Maaz Karim · blog

What are Autoencoders?

722 words 4 min read #Machine Learning#Autoencoders#Variational Autoencoders

Autoencoders are neural networks trained to reconstruct their input.

The basic idea is simple take some data, compress it into a smaller internal representation, and then try to reconstruct the original data from that compressed version. During this process, the model is forced to learn useful patterns about the input.

This makes autoencoders an important idea in representation learning. They show how a model can learn meaningful features without needing manually labeled data.

The Core Idea

An autoencoder has two main parts an encoder and a decoder.

The encoder takes the input and maps it into a latent representation. This latent representation is usually smaller, compressed, or more constrained than the original input. The decoder then takes this latent representation and tries to reconstruct the original input from it.

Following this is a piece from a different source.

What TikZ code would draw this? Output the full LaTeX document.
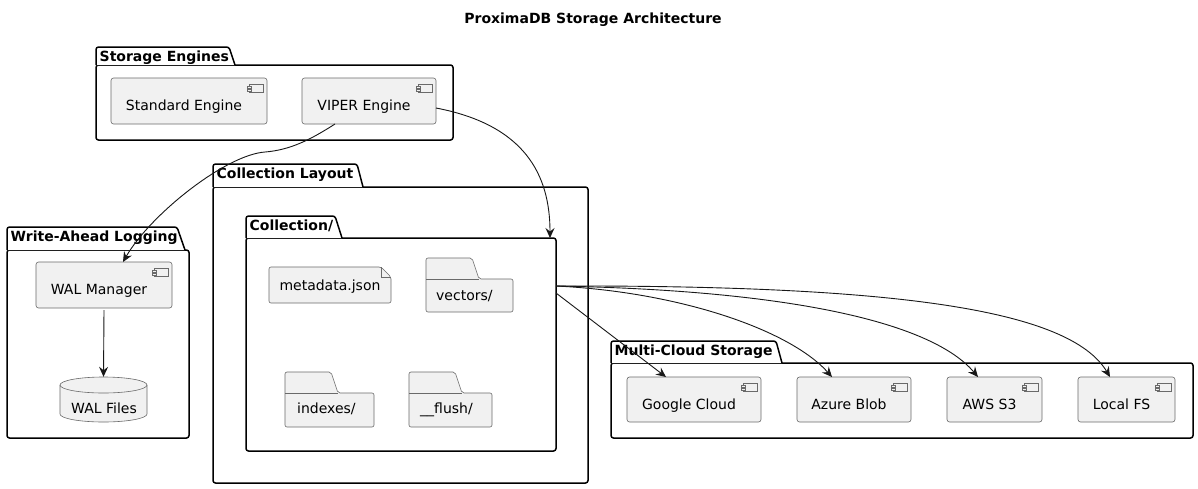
\documentclass[tikz,border=0pt]{standalone}
\usepackage{fontspec}
\setmainfont{DejaVu Sans}
\usetikzlibrary{arrows.meta}
\definecolor{compfill}{HTML}{F1F1F1}
\definecolor{cborder}{HTML}{6A6A6A}
\definecolor{lnc}{HTML}{181818}
\tikzset{
  comp/.style={draw=cborder, fill=compfill, line width=0.6pt, rounded corners=2.5pt, inner sep=0pt, outer sep=0pt},
  icon/.style={draw=cborder, fill=compfill, line width=0.6pt},
  pkg/.style={draw=black, fill=white, line width=1.5pt, rounded corners=2.5pt, inner sep=0pt, outer sep=0pt},
  pkgtab/.style={draw=black, fill=white, line width=1.5pt, rounded corners=2.5pt},
  shp/.style={draw=cborder, fill=compfill, line width=0.6pt, rounded corners=2pt},
  lbl/.style={inner sep=0pt, font=\fontsize{14}{16}\selectfont, text=black},
  plbl/.style={inner sep=0pt, font=\fontsize{14}{16}\selectfont\bfseries, text=black},
  conn/.style={draw=lnc, line width=0.9pt, -{Stealth[length=10pt,width=9pt,inset=3.5pt]}},
}
\newcommand{\mkcomp}[6]{%
  \node[comp, minimum width=#4pt, minimum height=#5pt] (#1) at (#2,#3) {};
  \node[lbl, anchor=base] (#1-t) at ([xshift=-5pt,yshift=-9.5pt]#1.center) {#6};
  \draw[icon] ([xshift=-18pt,yshift=-6pt]#1.north east) rectangle ++(14,8);
  \draw[icon] ([xshift=-20pt,yshift=-8pt]#1.north east) rectangle ++(4,2);
  \draw[icon] ([xshift=-20pt,yshift=-11pt]#1.north east) rectangle ++(4,2);
}
\newcommand{\mkpkg}[9]{%
  \node[pkg, minimum width={#4-#2}, minimum height={#5-#3}] (#1) at ({(#2+#4)/2},{(#3+#5)/2}) {};
  \filldraw[pkgtab] (#2,#3) -- (#2,#6) -- (#7,#6) -- (#8,#3);
  \node[plbl, anchor=base west] (#1-t) at ({#2+3.5},{#6+14}) {#9};
}
\begin{document}
\begin{tikzpicture}[x=1pt,y=-1pt]
\useasboundingbox[fill=white] (0,0) rectangle (1198,488);

\node[plbl, anchor=base] (title) at (593,23) {ProximaDB Storage Architecture};

% Storage Engines
\mkpkg{se}{96}{65}{453}{140}{47}{229}{235}{Storage Engines}
\mkcomp{std}{189}{101}{156}{46}{Standard Engine}
\mkcomp{viper}{369}{101}{134}{46}{VIPER Engine}

% Collection Layout
\mkpkg{cl}{213}{187}{588}{483}{164}{357}{363}{Collection Layout}
\mkpkg{coll}{246}{238}{556}{451}{216}{335}{342}{Collection/}

% metadata.json note
\draw[shp] (269,267) -- (381,267) -- (391,277) -- (391,303) -- (269,303) -- cycle;
\draw[icon, fill=none] (381,267) -- (381,277) -- (391,277);
\node[lbl, anchor=base] (meta) at (330,290) {metadata.json};

% folders
\draw[shp] (426,312) -- (426,258) -- (472,258) -- (479,279) -- (513,279) -- (513,312) -- cycle;
\draw[icon] (426,279) -- (479,279);
\node[lbl, anchor=base west] (vec) at (436,300) {vectors/};

\draw[shp] (285,427) -- (285,372) -- (331,372) -- (338,393) -- (374,393) -- (374,427) -- cycle;
\draw[icon] (285,393) -- (338,393);
\node[lbl, anchor=base west] (idx) at (297,413) {indexes/};

\draw[shp] (409,427) -- (409,372) -- (455,372) -- (462,393) -- (492,393) -- (492,427) -- cycle;
\draw[icon] (409,393) -- (462,393);
\node[lbl, anchor=base west] (fl) at (420,413) {\_\_flush/};

% Write-Ahead Logging
\mkpkg{wal}{7}{250}{189}{438}{227}{177}{185}{Write-Ahead Logging}
\mkcomp{walm}{104}{285}{136}{46}{WAL Manager}

% WAL Files database
\node[inner sep=0pt, minimum width=87pt, minimum height=45pt] (walf) at (103.5,399.5) {};
\draw[shp, rounded corners=0pt] (60,385) arc[start angle=180, end angle=360, x radius=43.5, y radius=8]
  -- (147,414) arc[start angle=0, end angle=180, x radius=43.5, y radius=8] -- cycle;
\draw[icon, fill=none] (60,385) arc[start angle=180, end angle=0, x radius=43.5, y radius=8];
\node[lbl, anchor=base] (walf-t) at (104,413) {WAL Files};

% Multi-Cloud Storage
\mkpkg{mc}{611}{363}{1193}{438}{341}{776}{782}{Multi-Cloud Storage}
\mkcomp{google}{694}{399.5}{134}{45}{Google Cloud}
\mkcomp{azure}{854}{399.5}{114}{45}{Azure Blob}
\mkcomp{aws}{994.5}{399.5}{95}{45}{AWS S3}
\mkcomp{local}{1126.5}{399.5}{97}{45}{Local FS}

% connectors
\draw[conn] ([xshift=-34pt]viper.south) .. controls (310,140) and (290,150) .. (265,152)
   .. controls (225,155) and (150,215) .. ([xshift=19pt]walm.north);
\draw[conn] ([yshift=-7pt]viper.east) .. controls (525,125) and (550,175) .. ([xshift=-6pt]coll.north east);
\draw[conn] ([yshift=-2pt]walm.south) -- (walf.north);
\draw[conn] ([yshift=51.5pt]coll.east) -- ([xshift=-28pt]google.north);
\draw[conn] ([yshift=58.5pt]coll.east) .. controls (680,292) and (790,330) .. ([xshift=-22pt]azure.north);
\draw[conn] ([yshift=58.5pt]coll.east) .. controls (780,290) and (930,320) .. ([xshift=-16.5pt]aws.north);
\draw[conn] ([yshift=58.5pt]coll.east) .. controls (900,285) and (1070,310) .. ([xshift=-16.5pt]local.north);
\end{tikzpicture}
\end{document}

Input → Encoder → Latent Representation → Decoder → Reconstructed Input

The latent representation is the most interesting part of an autoencoder. It acts like a compressed summary of the input. If the model is trained well, this summary should preserve the most important information needed to reconstruct the original data.

Why Compression Matters

If the latent representation has the same capacity as the input, the model may simply learn to copy the data. That is not very useful.

The important part is the bottleneck. By forcing the model to pass information through a smaller or more restricted latent space, we encourage it to learn structure in the data.

For example, in images, the model may learn information about edges, shapes, textures, and object-like patterns. It may not store every pixel directly, but it can learn enough structure to recreate something close to the original image.

This is why autoencoders are useful for learning representations. The model learns features from the data itself, instead of relying on external labels.

Reconstruction Loss

Autoencoders are trained using reconstruction loss.

The model receives an input, produces a reconstructed output, and then compares the reconstruction with the original input. If the reconstruction is very different, the loss is high. If the reconstruction is close to the input, the loss is low.

For image data, common reconstruction losses include mean squared error or binary cross-entropy, depending on how the input is represented. The exact loss function can change, but the goal remains the same to make the reconstructed output as close as possible to the original input using the bottleneck.

This training objective gives the model a clear signal. It learns to encode the input in a way that keeps the important information and removes unnecessary details.

What Autoencoders Are Used For

Autoencoders have been used in many areas of machine learning.

They can be used for dimensionality reduction, where high-dimensional data is mapped into a smaller latent space. They can also be used for denoising, where the model learns to reconstruct a clean version of corrupted input.

Another common use case is anomaly detection. If an autoencoder is trained mostly on normal examples, it usually reconstructs normal data well. But when it sees unusual or out-of-distribution data, the reconstruction may be poor. A high reconstruction error can then act as a signal for anomaly detection.

Autoencoders are also useful for understanding latent spaces, compression, and generative modeling ideas.

Where VAEs Fit

Variational Autoencoders, or VAEs, extend the basic autoencoder idea.

A regular autoencoder maps an input to a fixed latent vector. A VAE instead maps the input to a probability distribution in latent space. The model then samples from this distribution and uses the decoder to reconstruct the input.

This makes the latent space smoother and more structured. Instead of only learning how to reconstruct examples, a VAE learns a latent space that can be sampled from. This allows it to generate new examples that are similar to the training data.

In simple terms, a regular autoencoder learns compact representations for reconstruction. A VAE adds a probabilistic structure to the latent space, making it useful for generation.

Use cases of Autoencoders

Autoencoders are not always the most powerful representation learning method today, especially compared to modern self-supervised learning and large generative models. But they are still important conceptually.

They introduce several ideas that appear again and again in deep learning: encoders, decoders, latent spaces, compression, reconstruction objectives, and generative modeling.

For that reason, autoencoders are a good starting point for understanding how neural networks can learn useful internal representations from data.